Es kann sich dabei um ein einzelnes Wort (z.B. "Einstellungen"), sogar nur um ein einzelnes Zeichen oder um eine Mehrwortkombination handeln (z.B. "Mutterbindung in der frühen Kindheit"). Die Codierung geschieht in der Regel also nicht automatisch, z.B. aufgrund bestimmter Worte oder Wortkombinationen im Text, sondern ist Resultat einer menschlichen Interpretationsleistung, welche natürlich zwin- gend die Lektüre und die Durcharbeitung des Textes voraussetzt.

In der sozialwissenschaftlichen Methodenliteratur wird dem Thema Kategorien und Kategorienfindung keine sonderliche Aufmerksamkeit gewidmet. Was überhaupt eine Kategorie ist und wie man Kategorien bildet, wird in Methodentexten meist nicht weiter problematisiert, sondern stillschweigend vorausgesetzt, d.h. man unterstellt, dass die Fähigkeit zum Bilden von Kategorien als Alltagstechnik bei jedem vorhanden ist.

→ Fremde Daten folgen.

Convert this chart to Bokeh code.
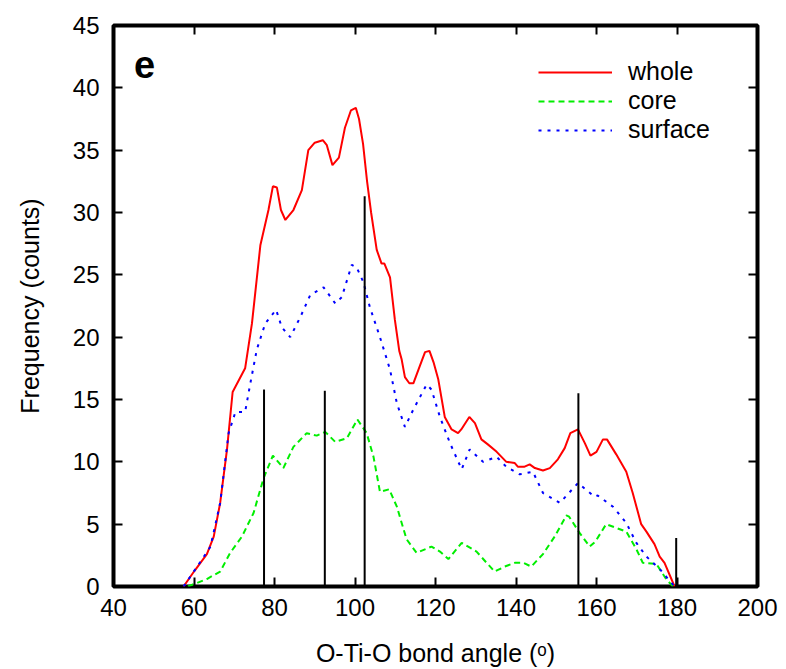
from bokeh.plotting import figure
from bokeh.models import Range1d, LinearAxis, Legend, LegendItem, Label, FixedTicker
from bokeh.embed import file_html
from bokeh.resources import INLINE

# --- data ---
whole_x = [57.4, 60.0, 63.2, 64.9, 66.5, 68.2, 69.6, 72.7, 74.4, 76.5, 78.5, 79.6, 80.6, 81.6, 82.7,
           84.7, 86.8, 88.4, 90.0, 92.0, 93.0, 94.4, 96.0, 97.5, 99.0, 100.2, 101.0, 102.0, 103.0,
           104.0, 105.4, 106.6, 107.3, 108.7, 109.9, 111.0, 111.6, 112.4, 113.5, 114.5, 116.0, 117.4,
           118.5, 119.5, 120.7, 122.3, 124.0, 125.6, 126.4, 128.4, 129.8, 131.4, 133.0, 135.2, 137.6,
           139.7, 140.5, 142.0, 143.4, 144.7, 146.7, 148.4, 150.4, 152.1, 153.5, 155.4, 157.1, 158.5,
           160.0, 161.6, 162.6, 164.9, 167.4, 169.0, 171.1, 172.4, 174.4, 175.7, 176.9, 179.4]
whole_y = [0.0, 1.2, 2.6, 4.0, 6.7, 11.0, 15.6, 17.5, 21.1, 27.4, 30.2, 32.1, 32.0, 30.2, 29.4,
           30.2, 31.8, 35.0, 35.6, 35.8, 35.4, 33.8, 34.4, 36.8, 38.2, 38.4, 37.5, 35.5, 32.5,
           30.0, 27.0, 25.9, 25.9, 24.8, 21.4, 18.9, 18.2, 16.8, 16.3, 16.3, 17.6, 18.8,
           18.9, 18.0, 16.6, 13.6, 12.6, 12.3, 12.6, 13.6, 13.1, 11.8, 11.4, 10.8, 10.0,
           9.9, 9.6, 9.6, 9.8, 9.5, 9.3, 9.5, 10.2, 11.1, 12.3, 12.6, 11.5, 10.5,
           10.8, 11.8, 11.8, 10.6, 9.2, 7.5, 5.0, 4.4, 3.4, 2.4, 1.9, 0.0]

core_x = [58.5, 63.2, 66.5, 69.0, 71.9, 74.8, 77.3, 79.6, 82.2, 84.7, 88.0, 90.5, 92.6, 95.1, 98.0,
          100.6, 102.9, 104.6, 106.2, 108.5, 110.4, 112.8, 115.3, 119.0, 121.1, 123.2, 126.5, 130.2,
          132.7, 134.7, 137.2, 139.7, 141.8, 143.8, 146.7, 149.6, 152.5, 153.2, 155.8, 158.3, 159.7,
          162.4, 164.9, 167.4, 169.9, 171.5, 174.9, 177.3, 179.0]
core_y = [0.0, 0.6, 1.2, 2.7, 4.0, 5.9, 8.7, 10.5, 9.5, 11.2, 12.3, 12.1, 12.4, 11.6, 11.9,
          13.4, 12.3, 10.4, 7.6, 7.8, 6.4, 3.8, 2.7, 3.2, 2.8, 2.2, 3.5, 2.8,
          1.9, 1.2, 1.6, 1.9, 1.9, 1.6, 2.6, 4.0, 5.7, 5.6, 4.3, 3.2, 3.6,
          5.0, 4.7, 4.4, 3.0, 1.9, 1.8, 0.6, 0.0]

surf_x = [57.4, 60.8, 64.1, 66.5, 68.6, 70.3, 72.7, 74.0, 75.6, 77.7, 80.4, 81.8, 83.9, 86.4, 88.9,
          92.2, 95.1, 96.7, 99.2, 100.4, 102.1, 103.7, 106.2, 108.7, 110.4, 112.4, 114.5, 117.8,
          119.0, 121.1, 123.6, 126.5, 128.5, 131.8, 135.2, 137.6, 140.9, 144.2, 146.7, 150.9,
          155.4, 159.5, 160.3, 164.1, 167.4, 169.9, 172.4, 175.7, 179.4]
surf_y = [0.0, 1.6, 3.2, 6.7, 12.3, 14.0, 14.0, 16.3, 19.0, 21.1, 22.2, 20.8, 20.0, 21.6, 23.4,
          24.0, 22.7, 23.2, 25.8, 25.6, 24.4, 22.4, 20.0, 17.4, 14.7, 12.8, 14.2, 16.2,
          15.8, 13.6, 11.5, 9.4, 11.0, 10.0, 10.4, 9.6, 9.0, 9.2, 7.5, 6.7,
          8.3, 7.2, 7.3, 6.4, 5.1, 3.5, 2.4, 1.4, 0.0]

stick_x = [77.4, 92.5, 102.4, 155.5, 179.8]
stick_h = [15.8, 15.7, 31.3, 15.5, 3.9]

x_ticks = [40, 60, 80, 100, 120, 140, 160, 180, 200]
y_ticks = [0, 5, 10, 15, 20, 25, 30, 35, 40, 45]
labels = ["whole", "core", "surface"]

FONT = "Liberation Sans"

p = figure(width=786, height=669, output_backend="svg", toolbar_location=None,
           x_range=Range1d(40, 200), y_range=Range1d(0, 45),
           min_border_left=113, min_border_right=29, min_border_top=25, min_border_bottom=82)
p.xgrid.visible = False
p.ygrid.visible = False
p.outline_line_color = "black"
p.outline_line_width = 4
p.background_fill_color = "white"
p.border_fill_color = "white"

def style_axis(ax, show_labels):
    ax.axis_line_color = None
    ax.major_tick_in = 9
    ax.major_tick_out = 0
    ax.major_tick_line_width = 2
    ax.major_tick_line_color = "black"
    ax.minor_tick_line_color = None
    ax.major_label_text_font = FONT
    ax.major_label_text_font_size = "24px"
    ax.major_label_text_color = "black"
    if not show_labels:
        ax.major_label_text_font_size = "0px"
        ax.major_label_text_alpha = 0

xa = p.xaxis[0]
ya = p.yaxis[0]
xa.ticker = FixedTicker(ticks=x_ticks)
ya.ticker = FixedTicker(ticks=y_ticks)
style_axis(xa, True)
style_axis(ya, True)
xa.major_label_standoff = 12
ya.major_label_standoff = 14
xa.axis_label = "O-Ti-O bond angle (\u1d52)"
ya.axis_label = "Frequency (counts)"
for ax in (xa, ya):
    ax.axis_label_text_font = FONT
    ax.axis_label_text_font_size = "25px"
    ax.axis_label_text_font_style = "normal"
    ax.axis_label_text_color = "black"
xa.axis_label_standoff = 20
ya.axis_label_standoff = 26

top = LinearAxis(ticker=FixedTicker(ticks=x_ticks))
right = LinearAxis(ticker=FixedTicker(ticks=y_ticks))
style_axis(top, False)
style_axis(right, False)
p.add_layout(top, "above")
p.add_layout(right, "right")

r_whole = p.line(whole_x, whole_y, line_color="#ff0000", line_width=2)
r_core = p.line(core_x, core_y, line_color="#00ee00", line_width=2, line_dash="6 4")
r_surf = p.line(surf_x, surf_y, line_color="#0000ff", line_width=2, line_dash="3 6")

p.segment(x0=stick_x, y0=[0] * len(stick_x), x1=stick_x, y1=stick_h,
          line_color="black", line_width=2)

legend = Legend(items=[LegendItem(label=labels[0], renderers=[r_whole]),
                       LegendItem(label=labels[1], renderers=[r_core]),
                       LegendItem(label=labels[2], renderers=[r_surf])],
                location=(425, 442), glyph_width=74, glyph_height=22, label_height=22,
                label_standoff=16, spacing=0, padding=0, margin=0,
                border_line_color=None, background_fill_alpha=0,
                label_text_font=FONT, label_text_font_size="25px", label_text_color="black",
                label_text_line_height=1.0)
p.add_layout(legend, "center")

p.add_layout(Label(x=47.7, y=41.9, text="e", text_font=FONT, text_font_size="38px",
                   text_font_style="bold", text_align="center", text_baseline="middle",
                   text_color="black"))

open("out.html", "w").write(file_html(p, INLINE))
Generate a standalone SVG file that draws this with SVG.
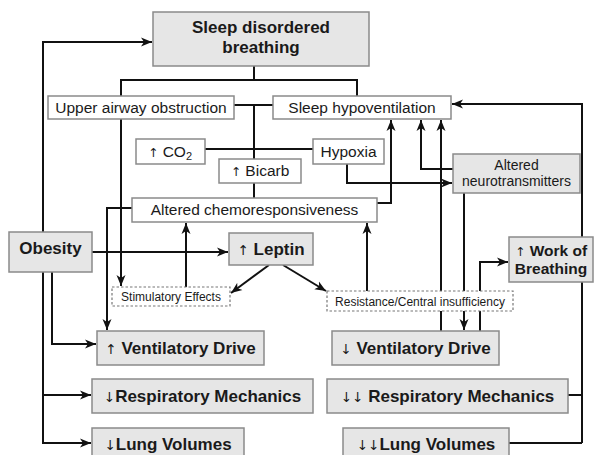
<svg xmlns="http://www.w3.org/2000/svg" width="603" height="455" viewBox="0 0 603 455">
<style>
.g{fill:#e6e6e6;stroke:#8a8a8a;stroke-width:1.5}
.w{fill:#fff;stroke:#8a8a8a;stroke-width:1.5}
.d{fill:#fff;stroke:#777;stroke-width:1.2;stroke-dasharray:2.5,2}
.c{fill:none;stroke:#111;stroke-width:2}
.a{marker-end:url(#ah)}
text{font-family:"Liberation Sans",Arial,sans-serif;fill:#1a1a1a;text-anchor:middle}
.b{font-weight:bold;font-size:17px}
.bw{font-weight:bold;font-size:15.5px}
.r{font-size:15.5px}
.n{font-size:14px}
.s{font-size:12px}
.ar{font-family:"DejaVu Sans",sans-serif;font-weight:normal;font-size:0.8em;fill:#1a1a1a}
</style>
<defs>
<marker id="ah" markerUnits="userSpaceOnUse" markerWidth="12" markerHeight="10" refX="11" refY="5" orient="auto">
<path d="M0,0.5 L11,5 L0,9.5 L3,5 z" fill="#111"/>
</marker>
</defs>
<rect width="603" height="455" fill="#fff"/>
<g id="connectors">
<path class="c" d="M254,66 V80"/>
<path class="c" d="M121,96 V80 H357 V96"/>
<path class="c" d="M234,105 H273"/>
<path class="c" d="M254,105 V159"/>
<path class="c" d="M205,149 H313"/>
<path class="c" d="M254,183 V198"/>
<path class="c a" d="M377,203 H391 V120"/>
<path class="c a" d="M347,164 V183 H452"/>
<path class="c a" d="M453,169 H421 V120"/>
<path class="c a" d="M441,331 V120"/>
<path class="c a" d="M464,193 V330"/>
<path class="c a" d="M480,331 V262 H508"/>
<path class="c" d="M568,395 H582"/>
<path class="c" d="M509,443 H582"/>
<path class="c a" d="M582,443 V104 H452"/>
<path class="c a" d="M43,232 V42 H152"/>
<path class="c a" d="M43,272 V443 H91"/>
<path class="c a" d="M43,395 H91"/>
<path class="c a" d="M52,272 V344 H96"/>
<path class="c a" d="M92,252 H228"/>
<path class="c a" d="M132,208 H107 V330"/>
<path class="c a" d="M121,119 V286"/>
<path class="c a" d="M186,287 V223"/>
<path class="c a" d="M367,291 V223"/>
<path class="c a" d="M269,265 L231,293"/>
<path class="c a" d="M283,265 L326,291"/>
</g>
<g id="sdb"><rect class="g" x="153" y="12" width="216" height="54"/><text class="b" x="261" y="33">Sleep disordered</text><text class="b" x="261" y="53">breathing</text></g>
<g id="upper"><rect class="w" x="48" y="96" width="186" height="23"/><text class="r" x="141" y="113">Upper airway obstruction</text></g>
<g id="hypovent"><rect class="w" x="273" y="96" width="178" height="23"/><text class="r" x="362" y="113">Sleep hypoventilation</text></g>
<g id="co2"><rect class="w" x="136" y="139" width="69" height="25"/><text class="r" x="170" y="157"><tspan class="ar">↑</tspan> CO<tspan font-size="11" dy="3">2</tspan></text></g>
<g id="hypoxia"><rect class="w" x="313" y="139" width="71" height="25"/><text class="r" x="348.5" y="157">Hypoxia</text></g>
<g id="bicarb"><rect class="w" x="219" y="159" width="82" height="24"/><text class="r" x="260" y="176"><tspan class="ar">↑</tspan> Bicarb</text></g>
<g id="chemo"><rect class="w" x="132" y="198" width="245" height="24"/><text class="r" x="254.5" y="215">Altered chemoresponsiveness</text></g>
<g id="neuro"><rect class="g" x="453" y="154" width="127" height="39"/><text class="n" x="516.5" y="170">Altered</text><text class="n" x="516.5" y="186">neurotransmitters</text></g>
<g id="obesity"><rect class="g" x="9" y="232" width="83" height="40"/><text class="b" x="50.5" y="254">Obesity</text></g>
<g id="leptin"><rect class="g" x="229" y="233" width="84" height="32"/><text class="b" x="271" y="255"><tspan class="ar">↑</tspan> Leptin</text></g>
<g id="wob"><rect class="g" x="509" y="237" width="84" height="45"/><text class="bw" x="551" y="256"><tspan class="ar">↑</tspan> Work of</text><text class="bw" x="551" y="274">Breathing</text></g>
<g id="stim"><rect class="d" x="112" y="287" width="118" height="19"/><text class="s" x="171" y="301">Stimulatory Effects</text></g>
<g id="resist"><rect class="d" x="327" y="291" width="186" height="20"/><text class="s" x="420" y="306">Resistance/Central insufficiency</text></g>
<g id="upvd"><rect class="g" x="97" y="331" width="167" height="34"/><text class="b" x="180.5" y="354"><tspan class="ar">↑</tspan> Ventilatory Drive</text></g>
<g id="downvd"><rect class="g" x="332" y="331" width="167" height="34"/><text class="b" x="415.5" y="354"><tspan class="ar">↓</tspan> Ventilatory Drive</text></g>
<g id="rmleft"><rect class="g" x="92" y="379" width="221" height="34"/><text class="b" x="202.5" y="402"><tspan class="ar">↓</tspan>Respiratory Mechanics</text></g>
<g id="rmright"><rect class="g" x="327" y="379" width="241" height="34"/><text class="b" x="447.5" y="402"><tspan class="ar">↓↓</tspan> Respiratory Mechanics</text></g>
<g id="lvleft"><rect class="g" x="92" y="428" width="152" height="34"/><text class="b" x="168" y="450"><tspan class="ar">↓</tspan>Lung Volumes</text></g>
<g id="lvright"><rect class="g" x="343" y="428" width="166" height="34"/><text class="b" x="426" y="450"><tspan class="ar">↓↓</tspan>Lung Volumes</text></g>
</svg>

Im Methodenlexikon von Kriz und Lisch heißt es etwa: "Patentrezepte für die Kategorienbildung im engeren Sinne gibt es nicht, je nach Untersuchungsgegenstand müssen dazu immer wieder neue Entscheidungen gefällt werden" (Kriz/Lisch 1988: 134). In den Inhaltsregistern der bekannten deutschsprachigen Methodenlehrbücher sucht man meist vergeblich nach dem Stichwort Kategorie (so bei Diekmann 2000).

Wenn man überhaupt einen Eintrag findet, wird häufig auf Textseiten verwiesen, in denen von speziellen Analyseverfahren die Rede ist und in diesem Kontext dann auch von Kategorien, etwa von Beobachtungskategorien, Kategoriensystemen in der klassischen Inhaltsanalyse u.ä. Der Kategorienbegriff und die Kategorienbildung selbst werden indes nicht zum Gegenstand gemacht. Häufig wird der Begriff Kategorie synonym mit Variable oder Merkmal benutzt.

Im Forschungskonzept des Kritischen Rationalismus werden Kategorien als Operationalisierungen der in den Hypothesen enthaltenen Begriffe aufgefasst. Sie haben hier also den Charakter von Nominaldefinitionen. Das Gegenstück zu dieser deduktiven Vorgehensweise stellt die induktive Kategorienbildung dar, bei welcher der kategoriale Bezugsrahmen aus den Daten selbst konstruiert wird. Bei genauerem Hinschauen zeigt sich allerdings oft, dass das Vor- und Kontextwissen des Forschers dabei einen nicht zu unterschätzenden Einfluss hat (vgl. etwa die protokollierte Seminarsitzung "Umgang mit Schmerz" in Strauss 1991: 74 ff.).

Hier soll es nicht um die allgemeine Betrachtung von Vorgehensweisen bei der Kategorienbildung in der sozialwissenschaftlichen Forschung gehen, sondern um die spezifische Perspektive der qualitativ orientierten Text- und Inhaltsanalyse. Kategorie bedeutet hier - technisch gesprochen - nichts anderes als einen Begriff, ein Label, das vom Bearbeiter der Texte definiert wird, d.h. ein Wort, mehrere Wörter oder eine Kurzsatz, die nicht notwendigerweise auch im Text vorkommen müssen.